Docker Commands (via Makefile)

Command Description
make up Start all services
make down Stop all services
make logs View logs
make setup Pull necessary models
make ingest-demo Ingest demo data
make clean-db Clean Neo4j database

CLI Commands

  • Ingest: python palefire-cli.py ingest --demo or python palefire-cli.py ingest --file <file>
  • Query: python palefire-cli.py query "Your question?"
  • Config: python palefire-cli.py config
  • Clean: python palefire-cli.py clean --confirm
  • Keywords: python palefire-cli.py keywords "Text" --method combined

AI Agent Daemon

  • Start: python palefire-cli.py agent start --daemon
  • Status: python palefire-cli.py agent status
  • Stop: python palefire-cli.py agent stop

5. Testing

# Run all tests
pytest

# Run specific suite
pytest tests/test_ai_agent.py -v

# Run with coverage
./run_tests.sh coverage

6. Ghostwriter Skill (RAG & Web Ingestion)

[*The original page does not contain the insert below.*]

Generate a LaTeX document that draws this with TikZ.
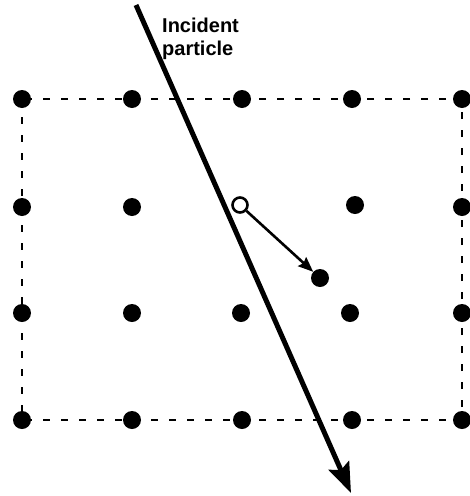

The Ghostwriter functionality enables Palefire to act as an intelligent research assistant by ingesting content from URLs, indexing it in a vector database (Qdrant), and using RAG (Retrieval-Augmented Generation) to answer questions.

Prerequisites

  • Qdrant: Vector database for storing content embeddings.
  • Ollama: Local LLM server for generating responses and embeddings.
  • Dependencies: qdrant-client, sentence-transformers.

Configuration

Run the interactive init command to set up your environment:

python palefire-cli.py init

This will prompt you for:

  • OLLAMA_HOST: URL of your Ollama instance (default: http://localhost:11434/v1)
  • QDRANT_HOST: Hostname of your Qdrant instance (default: localhost)
  • GHOSTWRITER_UI_CONTAINER / PORT: For integration links

Usage Commands

1. Ingest Content

Download and index content from a URL.

# Basic ingestion
python palefire-cli.py ghostwriter ingest "https://example.com/article"

# Ingest into a specific collection
python palefire-cli.py ghostwriter ingest "https://example.com/ai-news" --collection ai-knowledge

2. Ask Questions (RAG)

Ask questions based on the ingested knowledge.

# Ask using default collection
python palefire-cli.py ghostwriter ask "Summarize the article."

# Ask from a specific collection
python palefire-cli.py ghostwriter ask "What are the key findings?" --collection ai-knowledge

3. Semantic Search

Search for relevant text chunks without generating an answer.

python palefire-cli.py ghostwriter search "neural networks" --collection ai-knowledge

4. Manage Collections

List all available knowledge collections.

python palefire-cli.py ghostwriter collections

Advanced Features

  • Chunking: Content is automatically split into manageable chunks with overlap to ensure context preservation.

  • Source Tracking: Every answer includes citations to the source URL.

  • Error Handling: Automatically handles SSL verification issues (in test mode) and connection retries.

  • Error Handling: Automatically handles SSL verification issues (in test mode) and connection retries.

7. MCP Server Integration

Palefire provides an MCP server compatible with clients like Claude Desktop, allowing LLMs to directly invoke Ghostwriter tools.

Running the Server

python mcp_server.py

Configuration (Claude Desktop with Docker)

Add the following to your claude_desktop_config.json:

{
  "mcpServers": {
    "palefire": {
      "command": "docker",
      "args": [
        "compose",
        "run",
        "--rm",
        "-T", 
        "mcp-server"
      ],
      "cwd": "/absolute/path/to/palefire",
      "env": {
        "PATH": "/usr/local/bin:/usr/bin:/bin:/usr/sbin:/sbin"
      }
    }
  }
}

Note: Replace /absolute/path/to/palefire with the actual path to your project. The -T flag is critical to disable pseudo-TTY allocation, which interferes with MCP communication.

Available Tools

  • ingest_url(url, collection_name)
  • ask_question(question, collection_name)
  • search_content(query, collection_name)
  • list_collections()

8. Troubleshooting

  • Daemon not starting: Check if palefire_ai_agent.pid exists in /tmp/ and remove it if the process is dead.
  • Neo4j Connection: Verify credentials in .env and that Neo4j is running on port 7687.
  • Missing Models: Run python -m spacy download en_core_web_sm or make setup for Docker.
  • Ghostwriter Unavailable: Ensure qdrant-client and sentence-transformers are installed.